Among those expected to perform are Korn, Sheryl Crow, Metallica, Counting Crows, Aerosmith, Alanis Morissette, Limp Bizkit, Bush, Willie Nelson, Hole and Ice Cube. A main (and maybe only) unifying theme is that none of these acts were at Woodstock the first time around. The full lineup is not yet set, but in a move to attract a younger generation, no acts that performed at the original Woodstock are expected to play this time.

"Especially for people in the Northeast, it's going to be quite the musical event of the summer," said Gary Bongiovanni, the editor in chief of Pollstar, a concert industry magazine. "It's a tremendous lineup of artists. If people are willing to spend a weekend camping out and putting up with the inconveniences that are the hallmark of this event, I suspect it will do very well."

The event, from July 23 to July 25, will have concerts on multiple stages during the day and a rave at night featuring dance acts like the Chemical Brothers. It is to be held at the Griffiss Technology Park, a former Air Force base at Rome, N.Y., near Syracuse.

It is not the site of the original festival, which was held a couple of hundred miles away in Bethel, N.Y., but one advantage the former base has over the previous site, promoters say, is that the military design should keep out the gate crashers (more than 100,000 of them) who invaded the original event.

Even at Woodstock '94, 350,000 people were estimated to have attended, though only some 200,000 tickets were sold. Other advantages at Griffiss include on-site parking and camping, built-in water and sewer systems and no brown acid.

When Michael Lang, one of the original producers of Woodstock, revived the festival in 1994, it was intended as a special occasion to commemorate the 25th anniversary. Now, the concert producer says, he intends to make Woodstock a regular institution, with a large-scale festival every five years full of whatever music is in favor with younger music fans at the time.  John Scher, the president of Metropolitan Entertainment, who is  promoting the event with Mr. Lang, would not comment on who would  perform at the festival.
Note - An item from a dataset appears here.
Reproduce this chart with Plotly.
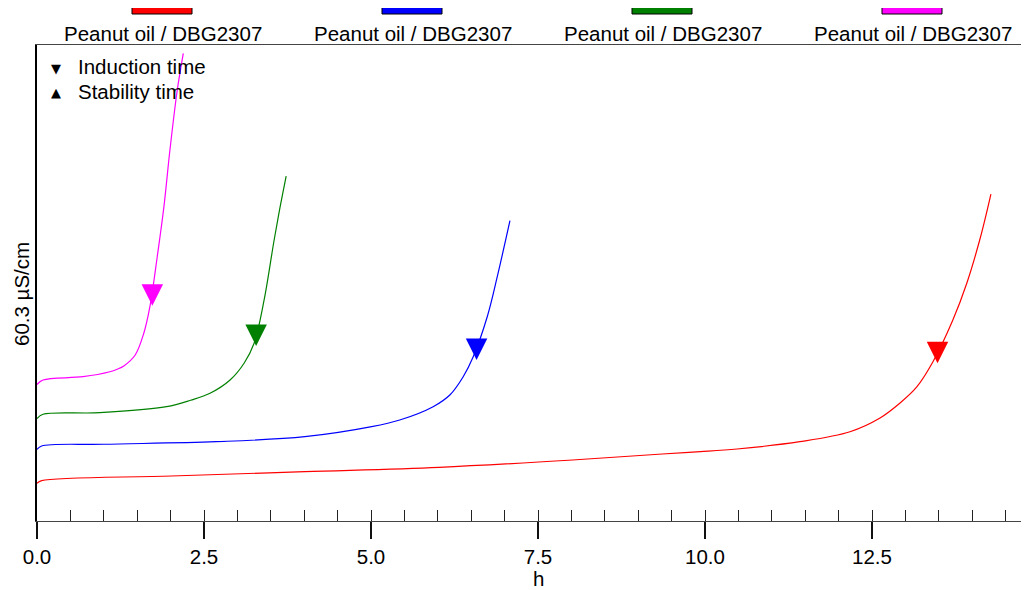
import plotly.graph_objects as go

# ---- data ----
series_names = ["Peanut oil / DBG2307", "Peanut oil / DBG2307",
                "Peanut oil / DBG2307", "Peanut oil / DBG2307"]
series_colors = ["#ff0000", "#0000ff", "#008000", "#ff00ff"]

red_h = [0.0, 0.07, 2.01, 4.01, 6.02, 8.02, 9.36, 9.93, 10.48, 11.42, 12.17,
         12.62, 12.92, 13.17, 13.41, 13.71, 13.92, 14.12, 14.28]
red_v = [4.78, 5.11, 5.70, 6.25, 6.80, 7.73, 8.49, 8.78, 9.12, 10.05, 11.31,
         13.05, 14.95, 16.98, 20.14, 25.46, 30.15, 35.85, 41.42]

blue_h = [0.0, 0.07, 1.00, 2.68, 4.01, 5.01, 5.43, 5.93, 6.18, 6.38, 6.53,
          6.74, 6.89, 7.08]
blue_v = [9.06, 9.50, 9.72, 10.05, 10.68, 11.95, 12.79, 14.48, 15.96, 18.28,
          20.81, 25.88, 30.95, 38.04]

green_h = [0.0, 0.09, 0.94, 1.94, 2.30, 2.59, 2.89, 3.10, 3.25, 3.40, 3.55,
           3.64, 3.73]
green_v = [12.98, 13.52, 13.72, 14.48, 15.30, 16.18, 17.86, 19.98, 22.51,
           28.00, 35.60, 39.82, 43.70]

magenta_h = [0.0, 0.09, 0.69, 1.09, 1.20, 1.30, 1.47, 1.60, 1.69, 1.80, 1.90,
             1.99, 2.10, 2.19]
magenta_v = [17.29, 17.86, 18.28, 18.91, 19.23, 19.65, 21.03, 23.82, 27.15,
             33.48, 39.82, 47.00, 54.60, 59.25]

induction_h = [13.48, 6.58, 3.28, 1.726]
induction_v = [19.98, 20.40, 22.17, 27.27]

x_ticks = [0.0, 2.5, 5.0, 7.5, 10.0, 12.5]
x_tick_labels = ["0.0", "2.5", "5.0", "7.5", "10.0", "12.5"]
x_minor_step = 0.5
x_max = 14.85
y_full_scale = 60.3
y_label = "60.3 µS/cm"
x_label = "h"
marker_legend = [("▼", "Induction time"), ("▲", "Stability time")]

FONT = "Liberation Sans, Arial, sans-serif"
FS = 20.5

curves = [(red_h, red_v), (blue_h, blue_v), (green_h, green_v),
          (magenta_h, magenta_v)]

fig = go.Figure()
for (hx, vy), col, name in zip(curves, series_colors, series_names):
    fig.add_trace(go.Scatter(x=hx, y=vy, mode="lines", name=name,
                             line=dict(color=col, width=1.2, shape="spline",
                                       smoothing=1.0),
                             showlegend=False, hoverinfo="skip"))
# induction markers live on the overlay axis (same range) so it gets drawn
for i, col in enumerate(series_colors):
    fig.add_trace(go.Scatter(x=[induction_h[i]], y=[induction_v[i]],
                             xaxis="x2", yaxis="y",
                             mode="markers",
                             marker=dict(symbol="arrow-down", size=21.5,
                                         color=col, line=dict(width=0)),
                             showlegend=False, hoverinfo="skip"))

# page offset (default body margin) and plot-area geometry in page pixels
OFF = 8
L, T, W, H = 37, 45, 992, 476
FIG_W, FIG_H = 1029 - OFF, 590 - OFF

def px(xp):
    return (xp - L) / W

def py(yp):
    return (T + H - yp) / H

shapes = []
annotations = []
# top series legend
for i, (name, col) in enumerate(zip(series_names, series_colors)):
    cx = 162 + 250 * i
    shapes.append(dict(type="rect", xref="paper", yref="paper",
                       x0=px(cx - 30), x1=px(cx + 30), y0=py(14), y1=py(7),
                       fillcolor=col, line=dict(color="#000000", width=1)))
    annotations.append(dict(text=name, xref="paper", yref="paper",
                            x=px(cx + 1), y=py(33), xanchor="center",
                            yanchor="middle", showarrow=False,
                            font=dict(family=FONT, size=FS, color="#000")))
# marker legend in the plot
for j, (sym, txt) in enumerate(marker_legend):
    yy = 67 + 24 * j
    annotations.append(dict(text=sym, xref="paper", yref="paper",
                            x=px(56), y=py(yy + 1), xanchor="center",
                            yanchor="middle", showarrow=False,
                            font=dict(family="DejaVu Sans", size=13, color="#000")))
    annotations.append(dict(text=txt, xref="paper", yref="paper",
                            x=px(76), y=py(yy), xanchor="left",
                            yanchor="middle", showarrow=False,
                            font=dict(family=FONT, size=FS, color="#000")))
# y label
annotations.append(dict(text=y_label, xref="paper", yref="paper",
                        x=px(21), y=py(294), xanchor="center", yanchor="middle",
                        textangle=-90, showarrow=False,
                        font=dict(family=FONT, size=FS, color="#000")))
# x label
annotations.append(dict(text=x_label, xref="x", yref="paper",
                        x=7.5, y=py(578), xanchor="center", yanchor="middle",
                        showarrow=False,
                        font=dict(family=FONT, size=FS, color="#000")))

fig.update_layout(
    width=FIG_W, height=FIG_H,
    margin=dict(l=L - OFF, r=FIG_W - (L - OFF) - W, t=T - OFF,
                b=FIG_H - (T - OFF) - H, pad=0),
    paper_bgcolor="white", plot_bgcolor="white",
    showlegend=False,
    font=dict(family=FONT, size=FS, color="#000"),
    xaxis=dict(range=[0, x_max], tickvals=x_ticks, ticktext=x_tick_labels,
               ticks="outside", ticklen=17, tickwidth=1.5, tickcolor="#111",
               showline=True, linecolor="#444", linewidth=1, mirror=True,
               showgrid=False, zeroline=False,
               tickfont=dict(family=FONT, size=FS, color="#000")),
    xaxis2=dict(range=[0, x_max], overlaying="x", anchor="y", side="bottom",
                tick0=0, dtick=x_minor_step, ticks="inside", ticklen=11,
                tickwidth=1, tickcolor="#222", showticklabels=False,
                showline=False, showgrid=False, zeroline=False),
    yaxis=dict(range=[0, y_full_scale], showticklabels=False, ticks="",
               showgrid=False, zeroline=False, showline=True,
               linecolor="#000", linewidth=2),
    shapes=shapes,
    annotations=annotations,
)

fig.write_html("out.html")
He did say that because groups like Nine Inch  Nails received a flurry of publicity at a critical point in their  careers because of memorable performances at Woodstock '94, booking this  year's event had been much easier, with band managers and agents eager  to have their top bands involved.

Tickets are expected to go on sale this month at $150 for all three days. Though the promoters originally planned to mount another Woodstock  in Austria this summer featuring Metallica, Iggy Pop and as many as 100 other acts, it was recently postponed until next year.